● **Goal**
Copy exactly, please, the lines of the data from its start through the line containing "Macquarie-Hastings', 'Richmond Valley', 'Tweed']".

● **Collected material**
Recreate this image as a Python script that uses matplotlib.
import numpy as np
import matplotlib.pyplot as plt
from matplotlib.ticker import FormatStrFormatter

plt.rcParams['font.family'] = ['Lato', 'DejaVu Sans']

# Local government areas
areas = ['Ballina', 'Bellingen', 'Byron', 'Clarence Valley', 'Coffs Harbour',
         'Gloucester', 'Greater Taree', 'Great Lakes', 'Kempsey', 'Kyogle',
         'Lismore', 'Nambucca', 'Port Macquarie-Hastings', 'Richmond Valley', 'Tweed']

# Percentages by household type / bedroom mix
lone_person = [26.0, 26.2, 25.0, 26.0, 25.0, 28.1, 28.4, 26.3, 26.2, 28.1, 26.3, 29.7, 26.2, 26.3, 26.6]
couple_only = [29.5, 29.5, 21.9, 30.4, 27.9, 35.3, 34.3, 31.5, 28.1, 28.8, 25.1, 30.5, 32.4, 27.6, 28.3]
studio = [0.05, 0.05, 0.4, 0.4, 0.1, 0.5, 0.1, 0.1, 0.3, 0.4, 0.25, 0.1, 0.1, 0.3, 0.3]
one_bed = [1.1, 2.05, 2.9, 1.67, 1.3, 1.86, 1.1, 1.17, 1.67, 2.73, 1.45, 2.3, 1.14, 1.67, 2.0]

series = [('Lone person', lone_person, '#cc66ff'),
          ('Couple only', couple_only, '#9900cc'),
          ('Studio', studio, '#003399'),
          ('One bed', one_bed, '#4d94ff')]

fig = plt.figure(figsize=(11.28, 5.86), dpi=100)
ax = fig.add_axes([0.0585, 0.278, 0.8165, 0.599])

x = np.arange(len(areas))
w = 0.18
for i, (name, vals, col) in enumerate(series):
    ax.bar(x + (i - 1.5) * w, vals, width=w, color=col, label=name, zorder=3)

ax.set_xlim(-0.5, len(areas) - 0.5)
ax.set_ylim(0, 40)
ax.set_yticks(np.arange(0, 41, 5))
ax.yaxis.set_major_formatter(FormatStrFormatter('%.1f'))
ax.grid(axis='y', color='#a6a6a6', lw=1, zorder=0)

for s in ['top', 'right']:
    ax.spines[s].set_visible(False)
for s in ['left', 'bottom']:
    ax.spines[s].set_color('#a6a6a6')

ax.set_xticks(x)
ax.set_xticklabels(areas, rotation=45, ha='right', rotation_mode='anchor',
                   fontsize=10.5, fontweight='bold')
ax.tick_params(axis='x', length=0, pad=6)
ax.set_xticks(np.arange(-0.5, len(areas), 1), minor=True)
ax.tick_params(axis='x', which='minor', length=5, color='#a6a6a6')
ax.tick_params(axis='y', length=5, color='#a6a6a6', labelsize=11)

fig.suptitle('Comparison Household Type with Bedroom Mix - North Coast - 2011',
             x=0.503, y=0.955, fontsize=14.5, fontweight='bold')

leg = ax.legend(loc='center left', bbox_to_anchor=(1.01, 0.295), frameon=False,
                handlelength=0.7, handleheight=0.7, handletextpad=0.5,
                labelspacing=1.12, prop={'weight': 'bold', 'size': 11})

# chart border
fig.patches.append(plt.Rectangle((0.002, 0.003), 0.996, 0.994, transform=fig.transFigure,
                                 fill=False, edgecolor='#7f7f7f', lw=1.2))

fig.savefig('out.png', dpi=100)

● **Completed exercise**
Recreate this image as a Python script that uses matplotlib.
import numpy as np
import matplotlib.pyplot as plt
from matplotlib.ticker import FormatStrFormatter

plt.rcParams['font.family'] = ['Lato', 'DejaVu Sans']

# Local government areas
areas = ['Ballina', 'Bellingen', 'Byron', 'Clarence Valley', 'Coffs Harbour',
         'Gloucester', 'Greater Taree', 'Great Lakes', 'Kempsey', 'Kyogle',
         'Lismore', 'Nambucca', 'Port Macquarie-Hastings', 'Richmond Valley', 'Tweed']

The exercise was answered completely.